“Most of the stories I know I got from my mother, who was herself a storyteller,” said Haitian writer and storyteller Jessica Fievre in a heavy French accent during her lecture in a crowded Farrell Room at St Michael’s Wednesday. Fievre spoke on “Writing Haiti: Myth, Culture, and Creativity” to a few dozen students, faculty, and locals.
Currently living in Florida, the Port-au-Prince-area native is the author of several mystery novels and children’s books in French and English. Suspense, mystery, voodoo, Haitian legends, and politics are just a few of the topics of her short stories.
Fievre emphasized the importance of Haitian myths and legends in the culture’s storytelling. “Every culture has its myths, and there is a function to myths,” Fievre said.

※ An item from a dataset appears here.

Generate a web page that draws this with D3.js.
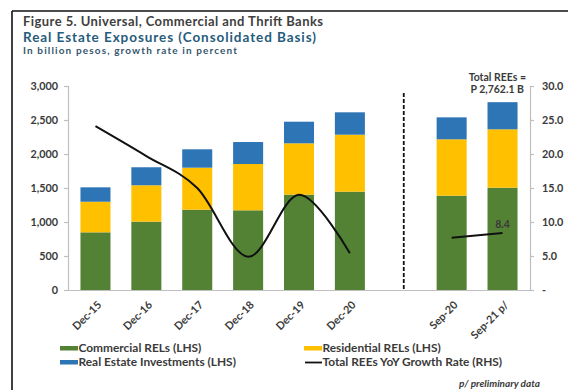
<!DOCTYPE html>
<html>
<head>
<meta charset="utf-8">
<script src="https://cdn.jsdelivr.net/npm/d3@7"></script>
<style>
  html, body { margin: 0; padding: 0; background: #fff; }
  svg { display: block; font-family: Lato, "Open Sans", sans-serif; }
</style>
</head>
<body>
<svg id="chart" width="568" height="390"></svg>
<script>
// Real estate exposures of universal, commercial and thrift banks (billion pesos)
const categories = ["Dec-15", "Dec-16", "Dec-17", "Dec-18", "Dec-19", "Dec-20", "Sep-20", "Sep-21 p/"];
const commercial = [848, 1005, 1181, 1172, 1402, 1446, 1387, 1505];
const residential = [450, 535, 618, 681, 755, 838, 829, 858];
const investments = [212, 265, 270, 323, 318, 329, 323, 399.1];
// Total REEs year-on-year growth rate (percent)
const growth = [24.1, 19.7, 15.0, 4.9, 14.0, 5.4, 7.7, 8.4];
const annualCount = 6; // first six points are year-end, the rest quarter-end
const leftTicks = [0, 500, 1000, 1500, 2000, 2500, 3000];
const rightTicks = [0, 5, 10, 15, 20, 25, 30];
const seriesNames = ["Commercial RELs (LHS)", "Residential RELs (LHS)", "Real Estate Investments (LHS)", "Total REEs YoY Growth Rate (RHS)"];
const colors = { commercial: "#548235", residential: "#ffc000", investments: "#2e75b6", line: "#111" };

const svg = d3.select("#chart");
const textColor = "#3a3a3a";

// frame around the figure
svg.append("line").attr("x1", 12).attr("x2", 568).attr("y1", 11).attr("y2", 11)
  .attr("stroke", "#111").attr("stroke-width", 1.6);
svg.append("line").attr("x1", 12).attr("x2", 12).attr("y1", 11).attr("y2", 390)
  .attr("stroke", "#111").attr("stroke-width", 1.6);

// titles
svg.append("text").attr("x", 23).attr("y", 25.5)
  .attr("font-size", 13).attr("font-weight", 700).attr("fill", "#404040")
  .attr("textLength", 300).attr("lengthAdjust", "spacing")
  .text("Figure 5. Universal, Commercial and Thrift Banks");
svg.append("text").attr("x", 23).attr("y", 41.5)
  .attr("font-size", 13.5).attr("font-weight", 700).attr("fill", "#265c7c")
  .attr("textLength", 293).attr("lengthAdjust", "spacing")
  .text("Real Estate Exposures (Consolidated Basis)");
svg.append("text").attr("x", 23).attr("y", 54.3)
  .attr("font-size", 10).attr("font-weight", 700).attr("fill", "#35566e")
  .attr("textLength", 214).attr("lengthAdjust", "spacing")
  .text("In billion pesos, growth rate in percent");

// scales: a spacer slot separates year-end and quarter-end groups
const gapKey = "break";
const slots = categories.slice(0, annualCount).concat([gapKey], categories.slice(annualCount));
const x = d3.scaleBand().domain(slots).range([68, 530]).paddingInner(0.41).paddingOuter(0.245);
const yL = d3.scaleLinear().domain([0, 3000]).range([290, 86]);
const yR = d3.scaleLinear().domain([0, 30]).range([290, 86]);

// stacked bars
const rows = categories.map((c, i) => ({ cat: c, commercial: commercial[i], residential: residential[i], investments: investments[i] }));
const stack = d3.stack().keys(["commercial", "residential", "investments"])(rows);
svg.append("g").selectAll("g").data(stack).join("g")
  .attr("fill", d => colors[d.key])
  .selectAll("rect").data(d => d).join("rect")
  .attr("x", d => x(d.data.cat))
  .attr("width", x.bandwidth())
  .attr("y", d => yL(d[1]))
  .attr("height", d => yL(d[0]) - yL(d[1]));

// axes
const axisColor = "#bfbfbf";
const gL = svg.append("g").attr("transform", "translate(68,0)")
  .call(d3.axisLeft(yL).tickValues(leftTicks).tickSize(4).tickPadding(6).tickFormat(d3.format(",")));
const gR = svg.append("g").attr("transform", "translate(530,0)")
  .call(d3.axisRight(yR).tickValues(rightTicks).tickSize(4).tickPadding(8)
    .tickFormat(d => d === 0 ? "-" : d3.format(".1f")(d)));
[gL, gR].forEach(g => {
  g.select(".domain").attr("stroke", axisColor).attr("stroke-width", 1.2);
  g.selectAll(".tick line").attr("stroke", axisColor).attr("stroke-width", 1.2);
  g.selectAll(".tick text").attr("font-size", 10.8).attr("font-weight", 700)
    .attr("fill", textColor).attr("font-family", "Lato, sans-serif");
});

const gX = svg.append("g").attr("transform", "translate(0,290)")
  .call(d3.axisBottom(x).tickValues(categories).tickSize(0).tickPadding(0));
gX.select(".domain").attr("stroke", axisColor).attr("stroke-width", 1.2);
gX.selectAll(".tick text")
  .attr("font-size", 10.8).attr("font-weight", 700).attr("fill", textColor)
  .attr("font-family", "Lato, sans-serif")
  .attr("text-anchor", "end")
  .attr("dy", "0.35em")
  .attr("transform", "translate(4,13) rotate(-45)");

// separator between year-end and quarter-end data
svg.append("line")
  .attr("x1", x(gapKey) + x.bandwidth() / 2 + 3).attr("x2", x(gapKey) + x.bandwidth() / 2 + 3)
  .attr("y1", 93).attr("y2", yL(0))
  .attr("stroke", "#111").attr("stroke-width", 1.8).attr("stroke-dasharray", "4,2");

// growth rate line, one segment per group
const line = d3.line()
  .x(d => x(d.cat) + x.bandwidth() / 2)
  .y(d => yR(d.v))
  .curve(d3.curveCardinal);
const pts = categories.map((c, i) => ({ cat: c, v: growth[i] }));
[pts.slice(0, annualCount), pts.slice(annualCount)].forEach(seg => {
  svg.append("path").datum(seg)
    .attr("d", line)
    .attr("fill", "none").attr("stroke", colors.line).attr("stroke-width", 2);
});

// latest growth value label
const last = pts[pts.length - 1];
svg.append("text")
  .attr("x", x(last.cat) + x.bandwidth() / 2)
  .attr("y", yR(last.v) - 5)
  .attr("text-anchor", "middle")
  .attr("font-size", 10.5).attr("font-weight", 700).attr("fill", textColor)
  .text(d3.format(".1f")(last.v));

// total for the latest quarter
const lastTotal = commercial[commercial.length - 1] + residential[residential.length - 1] + investments[investments.length - 1];
svg.append("text").attr("x", 526).attr("y", 81)
  .attr("text-anchor", "end").attr("font-size", 10.5).attr("font-weight", 700).attr("fill", textColor)
  .text("Total REEs =");
svg.append("text").attr("x", 524).attr("y", 93)
  .attr("text-anchor", "end").attr("font-size", 10.5).attr("font-weight", 700).attr("fill", textColor)
  .text("P " + d3.format(",.1f")(lastTotal) + " B");

// legend
const legend = [
  { name: seriesNames[0], color: colors.commercial, x: 60, y: 352, type: "rect" },
  { name: seriesNames[1], color: colors.residential, x: 304, y: 352, type: "rect" },
  { name: seriesNames[2], color: colors.investments, x: 60, y: 366, type: "rect" },
  { name: seriesNames[3], color: colors.line, x: 304, y: 366, type: "line" }
];
const lg = svg.append("g").selectAll("g").data(legend).join("g")
  .attr("transform", d => `translate(${d.x},${d.y})`);
lg.filter(d => d.type === "rect").append("rect")
  .attr("x", 0).attr("y", -6).attr("width", 18).attr("height", 4.5).attr("fill", d => d.color);
lg.filter(d => d.type === "line").append("line")
  .attr("x1", 1).attr("x2", 18).attr("y1", -3.5).attr("y2", -3.5)
  .attr("stroke", d => d.color).attr("stroke-width", 1.8);
lg.append("text").attr("x", 18.5).attr("y", 0)
  .attr("font-size", 11.9).attr("font-weight", 700).attr("fill", textColor)
  .text(d => d.name);

// footnote
svg.append("text").attr("x", 540).attr("y", 387)
  .attr("text-anchor", "end").attr("font-size", 10).attr("font-weight", 700)
  .attr("font-style", "italic").attr("fill", "#3a3a3a")
  .text("p/ preliminary data");
</script>
</body>
</html>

“[Haiti] has a very rich history of legends and myths,” she said, “so people often wonder how much of it do we, Haitians, really believe?” She emphasized that storytelling is not meant to be understood literally, but intended to enable listeners and readers to learn from it’s messages.
As the audience’s attention remained undivided, Fievre argued that one must understand others’ stories in order to understand one’s own.
She concluded her lecture by reading “A Year and a Day,” a story of hope based on a legend from Haiti about what happens to the soul after someone passes away. Edwidge Danticat, an award-winning Haitian novelist, wrote the story for The New Yorker.
“I have a role as a Haitian writer to use the myths and legends in a way that shows respect of where I came from,” Fievre said, “and to be true to myself.”